Only the lines from the start of the data through the line containing "width=473pt,minimum height=58pt] (J)" should be written out, exactly as they are, with both ends included and the pictures left out.
#### Available records ####
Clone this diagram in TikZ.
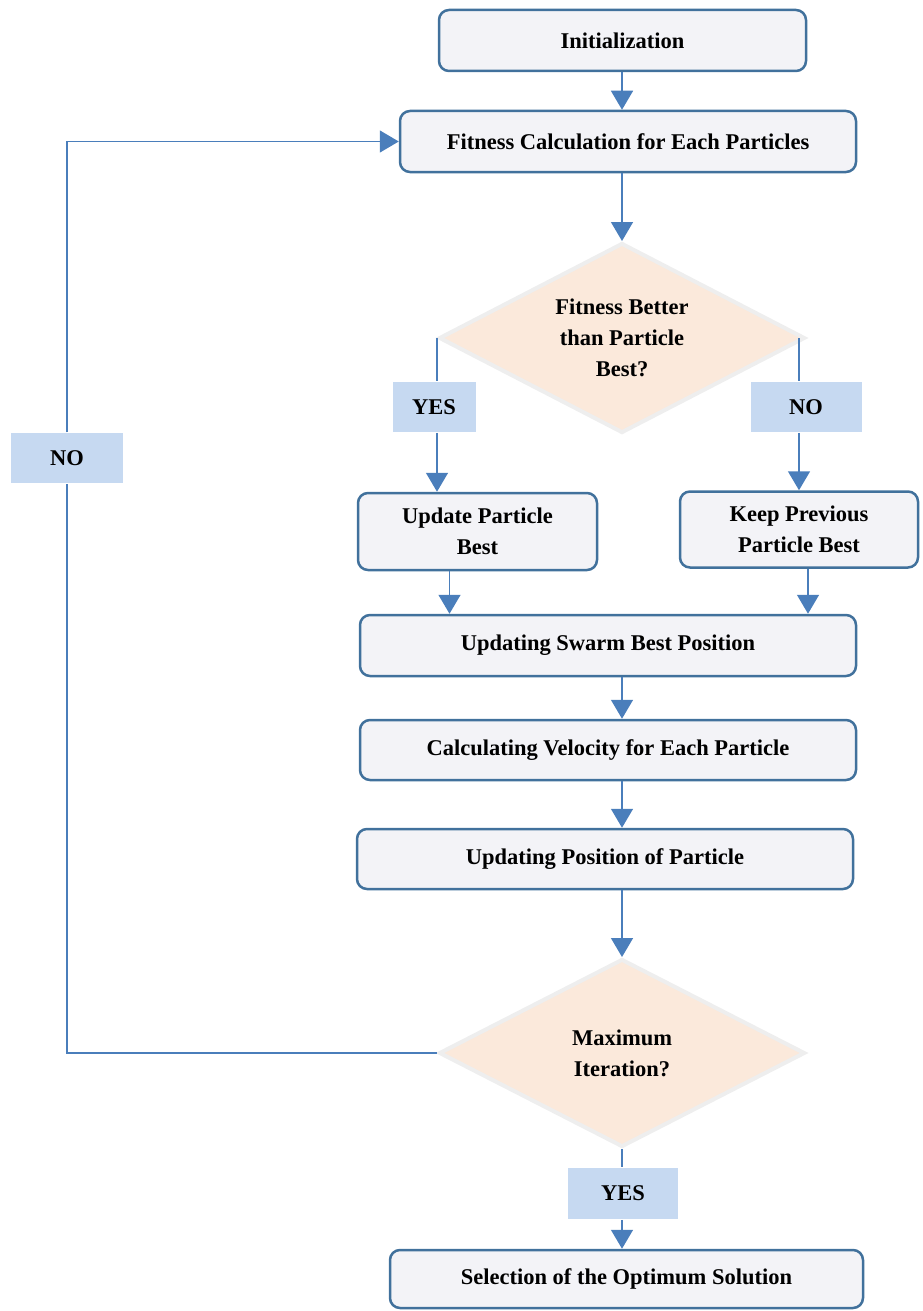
\documentclass[tikz,border=0pt]{standalone}
\usepackage{fontspec}
\setmainfont{Liberation Serif}
\usetikzlibrary{arrows.meta,shapes.geometric}

\definecolor{boxline}{HTML}{41719C}
\definecolor{arrowblue}{HTML}{4A7EBB}
\definecolor{boxfill}{HTML}{F3F3F7}
\definecolor{decfill}{HTML}{FBE9DB}
\definecolor{decline}{HTML}{EEEEEE}
\definecolor{tagfill}{HTML}{C6D9F1}

\begin{document}
\begin{tikzpicture}[x=1pt,y=-1pt,->,>={Triangle[width=22pt,length=19pt]},
                    line width=1.5pt,draw=arrowblue,
                    font=\fontsize{22.5}{31}\selectfont\bfseries]
      \tikzstyle{process}=[draw=boxline,line width=2.5pt,fill=boxfill,
                           rounded corners=10pt,align=center,inner sep=0pt]
      \tikzstyle{decision}=[diamond,draw=decline,line width=4pt,fill=decfill,
                            aspect=2,align=center,inner sep=0pt]
      \tikzstyle{answer}=[fill=tagfill,inner sep=0pt]

      \useasboundingbox (0,0) rectangle (922,1311);

      \node[process,minimum width=367pt,minimum height=61pt] (A) at (622.5,40.5) {Initialization};
      \node[process,minimum width=456pt,minimum height=61pt] (B) at (628,141.5) {Fitness Calculation for Each Particles};
      \node[decision,minimum width=366pt,minimum height=190pt] (C) at (622,338) {Fitness Better\\than Particle\\Best?};
      \node[process,minimum width=239pt,minimum height=77pt] (D) at (477.5,531.5) {Update Particle\\Best};
      \node[process,minimum width=238pt,minimum height=76pt] (E) at (799,529.5) {Keep Previous\\Particle Best};
      \node[process,minimum width=496pt,minimum height=61pt] (F) at (608,645.5) {Updating Swarm Best Position};
      \node[process,minimum width=496pt,minimum height=60pt] (G) at (608,750) {Calculating Velocity for Each Particle};
      \node[process,minimum width=496pt,minimum height=60pt] (H) at (605,859) {Updating Position of Particle};
      \node[decision,minimum width=366pt,minimum height=188pt] (I) at (622,1053) {Maximum\\Iteration?};
      \node[process,minimum width=473pt,minimum height=58pt] (J) at (626.5,1279) {Selection of the Optimum Solution};

      \node[answer,minimum width=83pt,minimum height=50pt]  (Y1) at (434,407)    {YES};
      \node[answer,minimum width=111pt,minimum height=50pt] (N1) at (806,407)    {NO};
      \node[answer,minimum width=112pt,minimum height=50pt] (N2) at (67,458)     {NO};
      \node[answer,minimum width=110pt,minimum height=51pt] (Y2) at (623,1193.5) {YES};

      \draw (A.south -| I) -- (B.north -| I);
      \draw (B.south -| I) -- (C.north);
      \draw[-] (C.west) -- (C.west |- Y1.north);
      \draw (C.west |- Y1.south) -- (C.west |- D.north);
      \draw[-] (C.east -| E) -- (N1.north -| E);
      \draw (N1.south -| E) -- (E.north);
      \draw ([xshift=-28pt]D.south) -- ([xshift=-28pt]D.south |- F.north);
      \draw ([xshift=9pt]E.south) -- ([xshift=9pt]E.south |- F.north);
      \draw (F.south -| I) -- (G.north -| I);
      \draw (G.south -| I) -- (H.north -| I);
      \draw (H.south -| I) -- (I.north);
      \draw[-] (I.west) -| (N2.south);
      \draw (N2.north) |- (B.west);
      \draw[-] (I.south) -- (Y2.north -| I);
      \draw (Y2.south -| I) -- (J.north -| I);
    \end{tikzpicture}
\end{document}
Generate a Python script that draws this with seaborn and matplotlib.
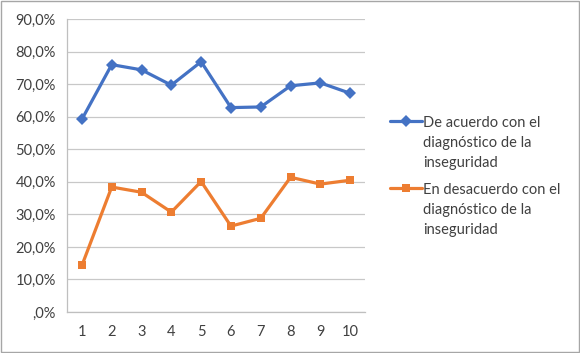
####
**Response to the task:**
Clone this diagram in TikZ.
\documentclass[tikz,border=0pt]{standalone}
\usepackage{fontspec}
\setmainfont{Liberation Serif}
\usetikzlibrary{arrows.meta,shapes.geometric}

\definecolor{boxline}{HTML}{41719C}
\definecolor{arrowblue}{HTML}{4A7EBB}
\definecolor{boxfill}{HTML}{F3F3F7}
\definecolor{decfill}{HTML}{FBE9DB}
\definecolor{decline}{HTML}{EEEEEE}
\definecolor{tagfill}{HTML}{C6D9F1}

\begin{document}
\begin{tikzpicture}[x=1pt,y=-1pt,->,>={Triangle[width=22pt,length=19pt]},
                    line width=1.5pt,draw=arrowblue,
                    font=\fontsize{22.5}{31}\selectfont\bfseries]
      \tikzstyle{process}=[draw=boxline,line width=2.5pt,fill=boxfill,
                           rounded corners=10pt,align=center,inner sep=0pt]
      \tikzstyle{decision}=[diamond,draw=decline,line width=4pt,fill=decfill,
                            aspect=2,align=center,inner sep=0pt]
      \tikzstyle{answer}=[fill=tagfill,inner sep=0pt]

      \useasboundingbox (0,0) rectangle (922,1311);

      \node[process,minimum width=367pt,minimum height=61pt] (A) at (622.5,40.5) {Initialization};
      \node[process,minimum width=456pt,minimum height=61pt] (B) at (628,141.5) {Fitness Calculation for Each Particles};
      \node[decision,minimum width=366pt,minimum height=190pt] (C) at (622,338) {Fitness Better\\than Particle\\Best?};
      \node[process,minimum width=239pt,minimum height=77pt] (D) at (477.5,531.5) {Update Particle\\Best};
      \node[process,minimum width=238pt,minimum height=76pt] (E) at (799,529.5) {Keep Previous\\Particle Best};
      \node[process,minimum width=496pt,minimum height=61pt] (F) at (608,645.5) {Updating Swarm Best Position};
      \node[process,minimum width=496pt,minimum height=60pt] (G) at (608,750) {Calculating Velocity for Each Particle};
      \node[process,minimum width=496pt,minimum height=60pt] (H) at (605,859) {Updating Position of Particle};
      \node[decision,minimum width=366pt,minimum height=188pt] (I) at (622,1053) {Maximum\\Iteration?};
      \node[process,minimum width=473pt,minimum height=58pt] (J) at (626.5,1279) {Selection of the Optimum Solution};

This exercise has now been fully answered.